§ **GOAL**: Retype only what runs from the beginning of the data through the line with "(sq) at (738,242)"; please omit the pictures and keep every line exact.
____
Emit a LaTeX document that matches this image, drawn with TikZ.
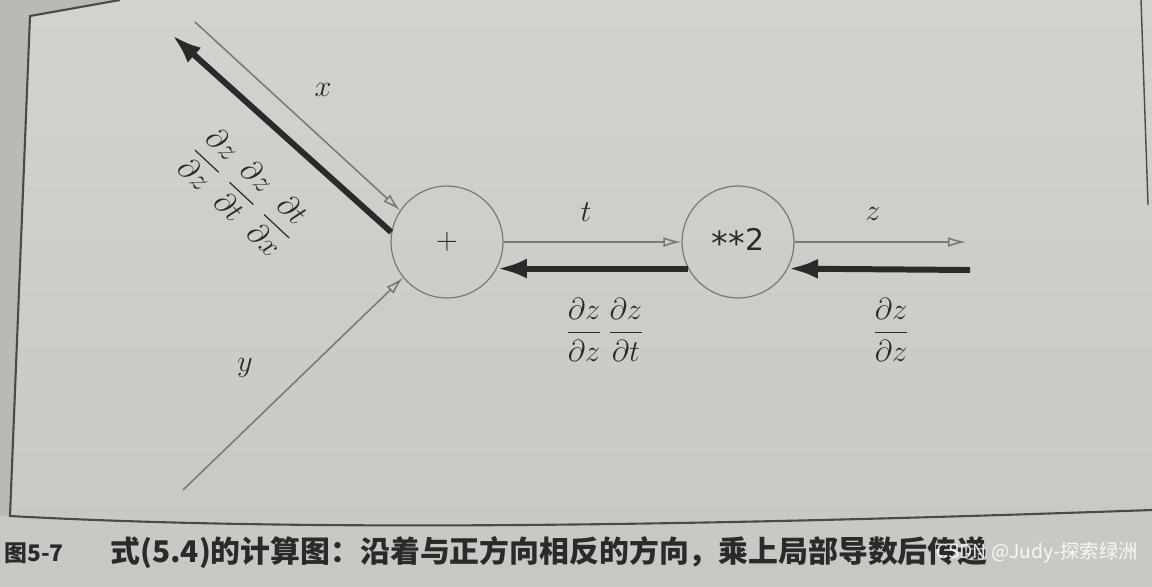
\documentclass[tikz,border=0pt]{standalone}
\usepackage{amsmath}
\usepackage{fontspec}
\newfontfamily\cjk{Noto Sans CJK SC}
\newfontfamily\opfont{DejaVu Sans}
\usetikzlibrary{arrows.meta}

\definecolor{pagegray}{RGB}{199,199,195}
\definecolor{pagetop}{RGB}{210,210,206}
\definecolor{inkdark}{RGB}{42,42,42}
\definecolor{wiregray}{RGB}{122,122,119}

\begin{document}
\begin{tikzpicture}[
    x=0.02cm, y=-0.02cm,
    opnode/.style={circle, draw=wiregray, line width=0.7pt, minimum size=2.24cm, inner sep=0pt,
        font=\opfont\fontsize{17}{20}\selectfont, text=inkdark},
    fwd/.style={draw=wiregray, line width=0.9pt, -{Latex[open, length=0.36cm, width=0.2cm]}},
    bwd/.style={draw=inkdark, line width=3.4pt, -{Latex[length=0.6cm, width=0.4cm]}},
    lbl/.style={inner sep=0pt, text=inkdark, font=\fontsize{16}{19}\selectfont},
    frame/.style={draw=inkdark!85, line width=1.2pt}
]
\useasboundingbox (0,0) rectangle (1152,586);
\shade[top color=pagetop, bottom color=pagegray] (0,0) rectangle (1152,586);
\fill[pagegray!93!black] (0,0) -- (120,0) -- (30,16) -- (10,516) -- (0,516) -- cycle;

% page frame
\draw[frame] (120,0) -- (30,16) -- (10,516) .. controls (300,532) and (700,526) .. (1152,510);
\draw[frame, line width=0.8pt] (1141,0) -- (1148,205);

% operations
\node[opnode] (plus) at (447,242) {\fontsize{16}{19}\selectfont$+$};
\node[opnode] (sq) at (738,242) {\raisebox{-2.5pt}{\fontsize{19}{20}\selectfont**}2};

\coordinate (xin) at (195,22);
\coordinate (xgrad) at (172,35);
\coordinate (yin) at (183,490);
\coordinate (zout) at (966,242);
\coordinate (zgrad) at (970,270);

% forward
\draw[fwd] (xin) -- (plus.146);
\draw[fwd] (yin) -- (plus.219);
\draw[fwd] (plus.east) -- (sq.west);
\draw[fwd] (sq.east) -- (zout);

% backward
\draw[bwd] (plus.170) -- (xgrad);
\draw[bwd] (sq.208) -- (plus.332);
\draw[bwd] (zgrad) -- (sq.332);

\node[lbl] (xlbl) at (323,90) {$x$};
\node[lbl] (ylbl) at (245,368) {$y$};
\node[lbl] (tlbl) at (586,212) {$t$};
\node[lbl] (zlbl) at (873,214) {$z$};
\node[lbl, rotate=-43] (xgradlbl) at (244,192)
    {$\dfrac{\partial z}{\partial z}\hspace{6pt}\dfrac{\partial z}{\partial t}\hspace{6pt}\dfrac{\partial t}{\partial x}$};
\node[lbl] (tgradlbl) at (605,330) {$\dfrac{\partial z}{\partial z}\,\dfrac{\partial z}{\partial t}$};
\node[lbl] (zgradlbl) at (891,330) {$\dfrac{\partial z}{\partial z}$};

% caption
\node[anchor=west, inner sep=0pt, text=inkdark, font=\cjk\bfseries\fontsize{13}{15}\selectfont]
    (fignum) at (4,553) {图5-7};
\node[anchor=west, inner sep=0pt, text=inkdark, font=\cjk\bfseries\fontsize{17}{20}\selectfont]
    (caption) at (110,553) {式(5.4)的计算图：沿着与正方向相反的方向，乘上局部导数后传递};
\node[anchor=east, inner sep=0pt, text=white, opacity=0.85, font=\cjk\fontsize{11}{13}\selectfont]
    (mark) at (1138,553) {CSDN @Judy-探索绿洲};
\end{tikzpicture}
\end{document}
____
§ **SOLVED PROBLEM**:
Emit a LaTeX document that matches this image, drawn with TikZ.
\documentclass[tikz,border=0pt]{standalone}
\usepackage{amsmath}
\usepackage{fontspec}
\newfontfamily\cjk{Noto Sans CJK SC}
\newfontfamily\opfont{DejaVu Sans}
\usetikzlibrary{arrows.meta}

\definecolor{pagegray}{RGB}{199,199,195}
\definecolor{pagetop}{RGB}{210,210,206}
\definecolor{inkdark}{RGB}{42,42,42}
\definecolor{wiregray}{RGB}{122,122,119}

\begin{document}
\begin{tikzpicture}[
    x=0.02cm, y=-0.02cm,
    opnode/.style={circle, draw=wiregray, line width=0.7pt, minimum size=2.24cm, inner sep=0pt,
        font=\opfont\fontsize{17}{20}\selectfont, text=inkdark},
    fwd/.style={draw=wiregray, line width=0.9pt, -{Latex[open, length=0.36cm, width=0.2cm]}},
    bwd/.style={draw=inkdark, line width=3.4pt, -{Latex[length=0.6cm, width=0.4cm]}},
    lbl/.style={inner sep=0pt, text=inkdark, font=\fontsize{16}{19}\selectfont},
    frame/.style={draw=inkdark!85, line width=1.2pt}
]
\useasboundingbox (0,0) rectangle (1152,586);
\shade[top color=pagetop, bottom color=pagegray] (0,0) rectangle (1152,586);
\fill[pagegray!93!black] (0,0) -- (120,0) -- (30,16) -- (10,516) -- (0,516) -- cycle;

% page frame
\draw[frame] (120,0) -- (30,16) -- (10,516) .. controls (300,532) and (700,526) .. (1152,510);
\draw[frame, line width=0.8pt] (1141,0) -- (1148,205);

% operations
\node[opnode] (plus) at (447,242) {\fontsize{16}{19}\selectfont$+$};
\node[opnode] (sq) at (738,242) {\raisebox{-2.5pt}{\fontsize{19}{20}\selectfont**}2};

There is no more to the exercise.